Bu noktada, Türkiye ekonomisindeki 2001 ve öncesi birçok krizin en arkasında, “popülist döngülerin” sorumlu olduğunu hatırlatmam gerek. Oysa popülist döngüler, hesap verilebilirliğin gevşek olduğu zayıf demokrasilere özgü bir eğilimdir. Biz ise, eskiye değil yeniye, zayıfa değil güçlüye yönelmeye çalışıyoruz. Unutmayalım.
Ve olur da bu senaryolar yürümezse, yeni bir seçim, kararlılığı mı belirsizlikleri mi artırır, bilinmiyor. Ancak Türkiye'ye de, ekonomisine de vakit ve daha birçok şey kaybettireceği ortada. Bu nedenle, “doğru” kararı “şimdi” vermek kritik. On yıllar kaybettirilmiş bir ulus olarak, oyalanacak hiç vaktimiz yok.

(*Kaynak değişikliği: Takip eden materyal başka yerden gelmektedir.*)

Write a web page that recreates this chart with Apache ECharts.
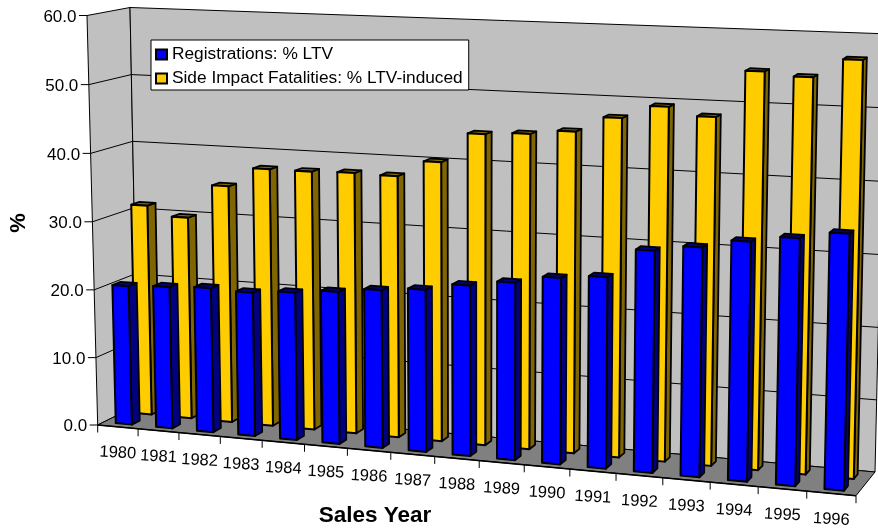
<!DOCTYPE html>
<html>
<head>
<meta charset="utf-8">
<title>Side impact fatalities</title>
<script src="https://cdn.jsdelivr.net/npm/echarts@6/dist/echarts.min.js"></script>
<style>
html, body { margin: 0; padding: 0; background: #fff; }
#chart { width: 878px; height: 529px; }
</style>
</head>
<body>
<div id="chart"></div>
<script>
// chart data
var years = ['1980', '1981', '1982', '1983', '1984', '1985', '1986', '1987', '1988',
	'1989', '1990', '1991', '1992', '1993', '1994', '1995', '1996'];
var registrations = [20.5, 20.8, 21.1, 20.9, 21.35, 21.9, 22.6, 23.1, 24.15, 25, 26.1, 26.65, 30.75, 31.6, 32.8, 33.7, 34.7];
var fatalities = [31.3, 29.9, 34.9, 37.75, 37.75, 37.9, 37.8, 40.15, 44.45, 44.8, 45.45, 47.65, 49.5, 48.4, 54.9, 54.4, 57];
var yTicks = [0, 10, 20, 30, 40, 50, 60];

var FONT = '"Liberation Sans", Arial, sans-serif';

// the picture's box in perspective: f = front, b = back, L/R, 0 = floor, 1 = top
var box = {
	fL0: [97.7, 425], fL1: [87, 15.5],
	fR0: [856, 495.7], fR1: [866, 46],
	bL0: [138, 405], bL1: [130, 7.5],
	bR0: [875, 472], bR1: [885, 33.8]
};

function lerp(a, b, t) {
	return [a[0] + (b[0] - a[0]) * t, a[1] + (b[1] - a[1]) * t];
}
// foreshortening along a edge, k < 1 makes the far end stretch
function remap(t, k) {
	return k * t / (1 + (k - 1) * t);
}
// u across the years, v into the depth, w up the value axis (all 0..1)
function project(u, v, w) {
	var uu = remap(u, 0.9);
	var ww = remap(w, 0.985);
	var front = lerp(lerp(box.fL0, box.fR0, uu), lerp(box.fL1, box.fR1, uu), ww);
	var back = lerp(lerp(box.bL0, box.bR0, uu), lerp(box.bL1, box.bR1, uu), ww);
	return lerp(front, back, v);
}
function toU(cs, px) {
	return (px - cs.x) / cs.width;
}
function toW(cs, py) {
	return (cs.y + cs.height - py) / cs.height;
}
function quad(pts, fill, width) {
	return {
		type: 'polygon',
		shape: { points: pts },
		style: { fill: fill, stroke: '#000', lineWidth: width, lineJoin: 'round' }
	};
}
function line(a, b, width, color) {
	return {
		type: 'line',
		shape: { x1: a[0], y1: a[1], x2: b[0], y2: b[1] },
		style: { stroke: color || '#000', lineWidth: width }
	};
}

// one bar as three faces
function barRenderer(v0, v1, front, side) {
	return function(params, api) {
		var cs = params.coordSys;
		var c = api.coord([api.value(0), api.value(1)]);
		var base = api.coord([api.value(0), 0]);
		var band = api.size([1, 0])[0];
		var u0 = toU(cs, c[0] - band * 0.2);
		var u1 = toU(cs, c[0] + band * 0.2);
		var w = toW(cs, c[1]);
		var w0 = toW(cs, base[1]);
		return {
			type: 'group',
			children: [
				quad([project(u1, v0, w0), project(u1, v1, w0), project(u1, v1, w), project(u1, v0, w)], side, 1.8),
				quad([project(u0, v0, w), project(u1, v0, w), project(u1, v1, w), project(u0, v1, w)], side, 1.8),
				quad([project(u0, v0, w0), project(u1, v0, w0), project(u1, v0, w), project(u0, v0, w)], front, 2)
			]
		};
	};
}

// walls, floor and the lines on them
function renderWalls(params, api) {
	var cs = params.coordSys;
	var children = [
		quad([project(0, 0, 0), project(0, 1, 0), project(0, 1, 1), project(0, 0, 1)], '#c0c0c0', 1),
		quad([project(0, 1, 0), project(1, 1, 0), project(1, 1, 1), project(0, 1, 1)], '#c0c0c0', 1),
		quad([project(0, 0, 0), project(1, 0, 0), project(1, 1, 0), project(0, 1, 0)], '#808080', 1)
	];
	yTicks.forEach(function(t) {
		var w = toW(cs, api.coord([0, t])[1]);
		var a = project(0, 0, w);
		children.push(line([a[0] - 8, a[1]], a, 1));
		if (t > 0 && t < 60) {
			children.push(line(a, project(0, 1, w), 1));
			children.push(line(project(0, 1, w), project(1, 1, w), 1));
		}
		children.push({
			type: 'text',
			x: a[0] - 10.5,
			y: a[1] + 1.5,
			style: { text: t.toFixed(1), font: '17px ' + FONT, fill: '#000', align: 'right', verticalAlign: 'middle' }
		});
	});
	children.push(line(project(0, 0, 0), project(1, 0, 0), 1.6));
	return { type: 'group', children: children };
}

// year ticks and year labels under the front edge
function renderYear(params, api) {
	var cs = params.coordSys;
	var i = api.value(0);
	var c = api.coord([i, 0]);
	var band = api.size([1, 0])[0];
	var children = [];
	var edge = project(toU(cs, c[0] - band / 2), 0, 0);
	children.push(line(edge, [edge[0], edge[1] + 7.5], 1));
	if (i === years.length - 1) {
		var end = project(1, 0, 0);
		children.push(line(end, [end[0], end[1] + 7.5], 1));
	}
	var mid = project(toU(cs, c[0]), 0, 0);
	children.push({
		type: 'text',
		x: mid[0],
		y: mid[1] + 26,
		rotation: -3 * Math.PI / 180,
		style: { text: years[i], font: '16.5px ' + FONT, fill: '#000', align: 'center', verticalAlign: 'middle' }
	});
	return { type: 'group', children: children };
}

var myChart = echarts.init(document.getElementById('chart'));

var option = {
	animation: false,
	backgroundColor: '#fff',
	textStyle: { fontFamily: FONT },
	// hidden flat axes, project() turns their pixels into the tilted box
	grid: { left: 97.7, top: 15.5, width: 758.3, height: 409.5 },
	xAxis: { type: 'category', data: years, show: false },
	yAxis: { type: 'value', min: 0, max: 60, interval: 10, show: false },
	legend: {
		left: 151,
		top: 40,
		orient: 'vertical',
		data: ['Registrations: % LTV', 'Side Impact Fatalities: % LTV-induced'],
		backgroundColor: '#fff',
		borderColor: '#000',
		borderWidth: 1,
		borderRadius: 0,
		padding: [6, 6, 3, 4],
		itemWidth: 11,
		itemHeight: 10,
		itemGap: 7,
		icon: 'rect',
		selectedMode: false,
		textStyle: { fontSize: 17.3, color: '#000', fontFamily: FONT }
	},
	graphic: [{
		type: 'text',
		x: 375,
		y: 516,
		style: { text: 'Sales Year', font: 'bold 22.5px ' + FONT, fill: '#000', align: 'center', verticalAlign: 'middle' }
	}, {
		type: 'text',
		x: 19,
		y: 223,
		rotation: Math.PI / 2,
		style: { text: '%', font: 'bold 22px ' + FONT, fill: '#000', align: 'center', verticalAlign: 'middle' }
	}],
	series: [{
		name: 'walls',
		type: 'custom',
		silent: true,
		clip: false,
		z: 1,
		data: [[0, 0]],
		encode: { x: 0, y: 1 },
		renderItem: renderWalls
	}, {
		name: 'years',
		type: 'custom',
		silent: true,
		clip: false,
		z: 1,
		data: years.map(function(y, i) { return [i, 0]; }),
		encode: { x: 0, y: 1 },
		renderItem: renderYear
	}, {
		name: 'Side Impact Fatalities: % LTV-induced',
		type: 'custom',
		clip: false,
		z: 2,
		itemStyle: { color: '#ffcc00', borderColor: '#000', borderWidth: 1.5 },
		data: fatalities.map(function(val, i) { return [i, val]; }),
		encode: { x: 0, y: 1 },
		renderItem: barRenderer(0.65, 0.85, '#ffcc00', '#806600')
	}, {
		name: 'Registrations: % LTV',
		type: 'custom',
		clip: false,
		z: 3,
		itemStyle: { color: '#0000ff', borderColor: '#000', borderWidth: 1.5 },
		data: registrations.map(function(val, i) { return [i, val]; }),
		encode: { x: 0, y: 1 },
		renderItem: barRenderer(0.15, 0.35, '#0000ff', '#000080')
	}]
};

myChart.setOption(option);
</script>
</body>
</html>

İşte senaryoların muhtemel etkileri kabaca bu şekilde. Bu etkileri yaşayan oyuncular ise, bizler olacağız. Ancak seçimlerin bir güzelliği var ki, o da oyuncuların senaryoyu okuyup seçme şansı olması. En azından buna yeltenmesi...
Kendimiz ve birbirimiz için en doğru senaryoyu seçmek ve içine daha çok birlik, kardeşlik ve hakkaniyet katmak temennisiyle, Türkiye'mize hayırlı seçimler dilerim.